### STATED TASK
Print each line of the listing once more, precisely as given.

### PROVIDED DATA

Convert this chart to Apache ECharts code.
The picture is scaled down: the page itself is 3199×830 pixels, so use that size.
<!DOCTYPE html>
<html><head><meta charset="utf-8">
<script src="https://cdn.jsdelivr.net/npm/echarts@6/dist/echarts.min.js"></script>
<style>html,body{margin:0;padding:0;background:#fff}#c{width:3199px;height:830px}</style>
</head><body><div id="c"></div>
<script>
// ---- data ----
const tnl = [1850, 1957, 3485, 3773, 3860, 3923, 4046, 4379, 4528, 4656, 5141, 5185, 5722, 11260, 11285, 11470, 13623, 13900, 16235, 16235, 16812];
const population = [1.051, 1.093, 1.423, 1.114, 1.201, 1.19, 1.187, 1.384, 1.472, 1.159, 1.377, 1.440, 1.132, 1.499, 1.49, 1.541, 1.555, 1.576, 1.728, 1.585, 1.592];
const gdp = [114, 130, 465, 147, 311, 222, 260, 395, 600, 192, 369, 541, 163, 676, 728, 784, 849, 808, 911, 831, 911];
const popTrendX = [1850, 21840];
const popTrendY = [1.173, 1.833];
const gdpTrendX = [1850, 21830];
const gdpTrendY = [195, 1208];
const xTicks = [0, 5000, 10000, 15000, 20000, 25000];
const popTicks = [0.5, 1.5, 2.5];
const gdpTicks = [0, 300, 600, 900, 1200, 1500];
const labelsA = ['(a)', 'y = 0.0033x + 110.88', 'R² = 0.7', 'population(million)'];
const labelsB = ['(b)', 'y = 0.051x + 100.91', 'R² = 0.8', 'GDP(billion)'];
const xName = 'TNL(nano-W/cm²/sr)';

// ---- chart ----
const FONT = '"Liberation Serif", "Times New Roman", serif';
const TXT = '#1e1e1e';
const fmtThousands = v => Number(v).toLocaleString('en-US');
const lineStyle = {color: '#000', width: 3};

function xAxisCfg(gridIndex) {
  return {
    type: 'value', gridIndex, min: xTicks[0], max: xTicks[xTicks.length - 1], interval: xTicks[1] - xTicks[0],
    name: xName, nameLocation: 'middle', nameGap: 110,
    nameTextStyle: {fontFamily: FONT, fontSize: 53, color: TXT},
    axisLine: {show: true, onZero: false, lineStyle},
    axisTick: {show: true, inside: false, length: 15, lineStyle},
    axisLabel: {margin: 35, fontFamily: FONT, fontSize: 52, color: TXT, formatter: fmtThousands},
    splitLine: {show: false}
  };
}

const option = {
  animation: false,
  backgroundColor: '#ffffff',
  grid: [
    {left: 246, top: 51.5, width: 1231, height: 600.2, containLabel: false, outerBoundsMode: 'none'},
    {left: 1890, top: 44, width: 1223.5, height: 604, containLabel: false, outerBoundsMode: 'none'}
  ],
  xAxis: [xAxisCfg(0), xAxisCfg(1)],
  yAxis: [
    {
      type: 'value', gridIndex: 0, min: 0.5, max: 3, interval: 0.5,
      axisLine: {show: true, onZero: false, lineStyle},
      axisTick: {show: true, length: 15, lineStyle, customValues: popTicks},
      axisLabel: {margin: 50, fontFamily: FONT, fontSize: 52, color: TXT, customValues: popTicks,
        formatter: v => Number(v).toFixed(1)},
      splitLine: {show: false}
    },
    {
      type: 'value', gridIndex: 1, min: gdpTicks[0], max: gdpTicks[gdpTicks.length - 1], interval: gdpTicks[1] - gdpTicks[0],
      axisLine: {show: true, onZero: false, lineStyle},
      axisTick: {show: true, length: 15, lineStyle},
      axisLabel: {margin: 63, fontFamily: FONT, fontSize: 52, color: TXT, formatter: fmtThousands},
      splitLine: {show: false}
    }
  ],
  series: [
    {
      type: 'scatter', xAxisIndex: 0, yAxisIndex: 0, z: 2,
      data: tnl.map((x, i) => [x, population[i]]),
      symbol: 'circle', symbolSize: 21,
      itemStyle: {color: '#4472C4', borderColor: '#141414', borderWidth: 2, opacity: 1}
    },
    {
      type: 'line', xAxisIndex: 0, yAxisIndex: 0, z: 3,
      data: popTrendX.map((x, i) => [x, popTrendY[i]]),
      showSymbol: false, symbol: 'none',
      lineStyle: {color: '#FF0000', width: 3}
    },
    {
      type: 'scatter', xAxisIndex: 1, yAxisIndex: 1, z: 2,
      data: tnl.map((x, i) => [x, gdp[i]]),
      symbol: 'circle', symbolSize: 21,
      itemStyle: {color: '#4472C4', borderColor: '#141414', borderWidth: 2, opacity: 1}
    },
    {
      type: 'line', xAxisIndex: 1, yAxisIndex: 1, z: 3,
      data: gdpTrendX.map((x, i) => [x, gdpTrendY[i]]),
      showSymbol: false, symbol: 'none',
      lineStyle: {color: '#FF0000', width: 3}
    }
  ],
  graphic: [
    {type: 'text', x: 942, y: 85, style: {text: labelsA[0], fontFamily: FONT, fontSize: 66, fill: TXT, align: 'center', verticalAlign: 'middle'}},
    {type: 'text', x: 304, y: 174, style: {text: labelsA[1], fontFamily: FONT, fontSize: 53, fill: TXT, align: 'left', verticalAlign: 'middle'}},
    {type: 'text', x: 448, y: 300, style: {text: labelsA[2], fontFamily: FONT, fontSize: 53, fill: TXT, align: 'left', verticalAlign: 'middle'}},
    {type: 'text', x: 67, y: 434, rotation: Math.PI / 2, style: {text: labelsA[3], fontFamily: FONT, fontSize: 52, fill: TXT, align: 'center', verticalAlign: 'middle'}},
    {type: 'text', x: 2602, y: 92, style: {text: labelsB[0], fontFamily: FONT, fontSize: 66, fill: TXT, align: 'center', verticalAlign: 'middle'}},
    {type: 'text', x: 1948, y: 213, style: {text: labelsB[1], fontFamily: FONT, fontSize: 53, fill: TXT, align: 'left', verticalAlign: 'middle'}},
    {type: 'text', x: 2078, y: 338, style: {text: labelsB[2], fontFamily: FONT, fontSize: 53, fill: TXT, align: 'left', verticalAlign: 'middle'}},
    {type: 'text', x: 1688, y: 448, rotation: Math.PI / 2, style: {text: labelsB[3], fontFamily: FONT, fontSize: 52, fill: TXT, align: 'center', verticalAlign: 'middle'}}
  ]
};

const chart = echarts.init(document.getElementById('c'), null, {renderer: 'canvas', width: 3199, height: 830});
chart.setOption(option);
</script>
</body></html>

### FINISHED EXERCISE
Convert this chart to Apache ECharts code.
The picture is scaled down: the page itself is 3199×830 pixels, so use that size.
<!DOCTYPE html>
<html><head><meta charset="utf-8">
<script src="https://cdn.jsdelivr.net/npm/echarts@6/dist/echarts.min.js"></script>
<style>html,body{margin:0;padding:0;background:#fff}#c{width:3199px;height:830px}</style>
</head><body><div id="c"></div>
<script>
// ---- data ----
const tnl = [1850, 1957, 3485, 3773, 3860, 3923, 4046, 4379, 4528, 4656, 5141, 5185, 5722, 11260, 11285, 11470, 13623, 13900, 16235, 16235, 16812];
const population = [1.051, 1.093, 1.423, 1.114, 1.201, 1.19, 1.187, 1.384, 1.472, 1.159, 1.377, 1.440, 1.132, 1.499, 1.49, 1.541, 1.555, 1.576, 1.728, 1.585, 1.592];
const gdp = [114, 130, 465, 147, 311, 222, 260, 395, 600, 192, 369, 541, 163, 676, 728, 784, 849, 808, 911, 831, 911];
const popTrendX = [1850, 21840];
const popTrendY = [1.173, 1.833];
const gdpTrendX = [1850, 21830];
const gdpTrendY = [195, 1208];
const xTicks = [0, 5000, 10000, 15000, 20000, 25000];
const popTicks = [0.5, 1.5, 2.5];
const gdpTicks = [0, 300, 600, 900, 1200, 1500];
const labelsA = ['(a)', 'y = 0.0033x + 110.88', 'R² = 0.7', 'population(million)'];
const labelsB = ['(b)', 'y = 0.051x + 100.91', 'R² = 0.8', 'GDP(billion)'];
const xName = 'TNL(nano-W/cm²/sr)';

// ---- chart ----
const FONT = '"Liberation Serif", "Times New Roman", serif';
const TXT = '#1e1e1e';
const fmtThousands = v => Number(v).toLocaleString('en-US');
const lineStyle = {color: '#000', width: 3};

function xAxisCfg(gridIndex) {
  return {
    type: 'value', gridIndex, min: xTicks[0], max: xTicks[xTicks.length - 1], interval: xTicks[1] - xTicks[0],
    name: xName, nameLocation: 'middle', nameGap: 110,
    nameTextStyle: {fontFamily: FONT, fontSize: 53, color: TXT},
    axisLine: {show: true, onZero: false, lineStyle},
    axisTick: {show: true, inside: false, length: 15, lineStyle},
    axisLabel: {margin: 35, fontFamily: FONT, fontSize: 52, color: TXT, formatter: fmtThousands},
    splitLine: {show: false}
  };
}

const option = {
  animation: false,
  backgroundColor: '#ffffff',
  grid: [
    {left: 246, top: 51.5, width: 1231, height: 600.2, containLabel: false, outerBoundsMode: 'none'},
    {left: 1890, top: 44, width: 1223.5, height: 604, containLabel: false, outerBoundsMode: 'none'}
  ],
  xAxis: [xAxisCfg(0), xAxisCfg(1)],
  yAxis: [
    {
      type: 'value', gridIndex: 0, min: 0.5, max: 3, interval: 0.5,
      axisLine: {show: true, onZero: false, lineStyle},
      axisTick: {show: true, length: 15, lineStyle, customValues: popTicks},
      axisLabel: {margin: 50, fontFamily: FONT, fontSize: 52, color: TXT, customValues: popTicks,
        formatter: v => Number(v).toFixed(1)},
      splitLine: {show: false}
    },
    {
      type: 'value', gridIndex: 1, min: gdpTicks[0], max: gdpTicks[gdpTicks.length - 1], interval: gdpTicks[1] - gdpTicks[0],
      axisLine: {show: true, onZero: false, lineStyle},
      axisTick: {show: true, length: 15, lineStyle},
      axisLabel: {margin: 63, fontFamily: FONT, fontSize: 52, color: TXT, formatter: fmtThousands},
      splitLine: {show: false}
    }
  ],
  series: [
    {
      type: 'scatter', xAxisIndex: 0, yAxisIndex: 0, z: 2,
      data: tnl.map((x, i) => [x, population[i]]),
      symbol: 'circle', symbolSize: 21,
      itemStyle: {color: '#4472C4', borderColor: '#141414', borderWidth: 2, opacity: 1}
    },
    {
      type: 'line', xAxisIndex: 0, yAxisIndex: 0, z: 3,
      data: popTrendX.map((x, i) => [x, popTrendY[i]]),
      showSymbol: false, symbol: 'none',
      lineStyle: {color: '#FF0000', width: 3}
    },
    {
      type: 'scatter', xAxisIndex: 1, yAxisIndex: 1, z: 2,
      data: tnl.map((x, i) => [x, gdp[i]]),
      symbol: 'circle', symbolSize: 21,
      itemStyle: {color: '#4472C4', borderColor: '#141414', borderWidth: 2, opacity: 1}
    },
    {
      type: 'line', xAxisIndex: 1, yAxisIndex: 1, z: 3,
      data: gdpTrendX.map((x, i) => [x, gdpTrendY[i]]),
      showSymbol: false, symbol: 'none',
      lineStyle: {color: '#FF0000', width: 3}
    }
  ],
  graphic: [
    {type: 'text', x: 942, y: 85, style: {text: labelsA[0], fontFamily: FONT, fontSize: 66, fill: TXT, align: 'center', verticalAlign: 'middle'}},
    {type: 'text', x: 304, y: 174, style: {text: labelsA[1], fontFamily: FONT, fontSize: 53, fill: TXT, align: 'left', verticalAlign: 'middle'}},
    {type: 'text', x: 448, y: 300, style: {text: labelsA[2], fontFamily: FONT, fontSize: 53, fill: TXT, align: 'left', verticalAlign: 'middle'}},
    {type: 'text', x: 67, y: 434, rotation: Math.PI / 2, style: {text: labelsA[3], fontFamily: FONT, fontSize: 52, fill: TXT, align: 'center', verticalAlign: 'middle'}},
    {type: 'text', x: 2602, y: 92, style: {text: labelsB[0], fontFamily: FONT, fontSize: 66, fill: TXT, align: 'center', verticalAlign: 'middle'}},
    {type: 'text', x: 1948, y: 213, style: {text: labelsB[1], fontFamily: FONT, fontSize: 53, fill: TXT, align: 'left', verticalAlign: 'middle'}},
    {type: 'text', x: 2078, y: 338, style: {text: labelsB[2], fontFamily: FONT, fontSize: 53, fill: TXT, align: 'left', verticalAlign: 'middle'}},
    {type: 'text', x: 1688, y: 448, rotation: Math.PI / 2, style: {text: labelsB[3], fontFamily: FONT, fontSize: 52, fill: TXT, align: 'center', verticalAlign: 'middle'}}
  ]
};

const chart = echarts.init(document.getElementById('c'), null, {renderer: 'canvas', width: 3199, height: 830});
chart.setOption(option);
</script>
</body></html>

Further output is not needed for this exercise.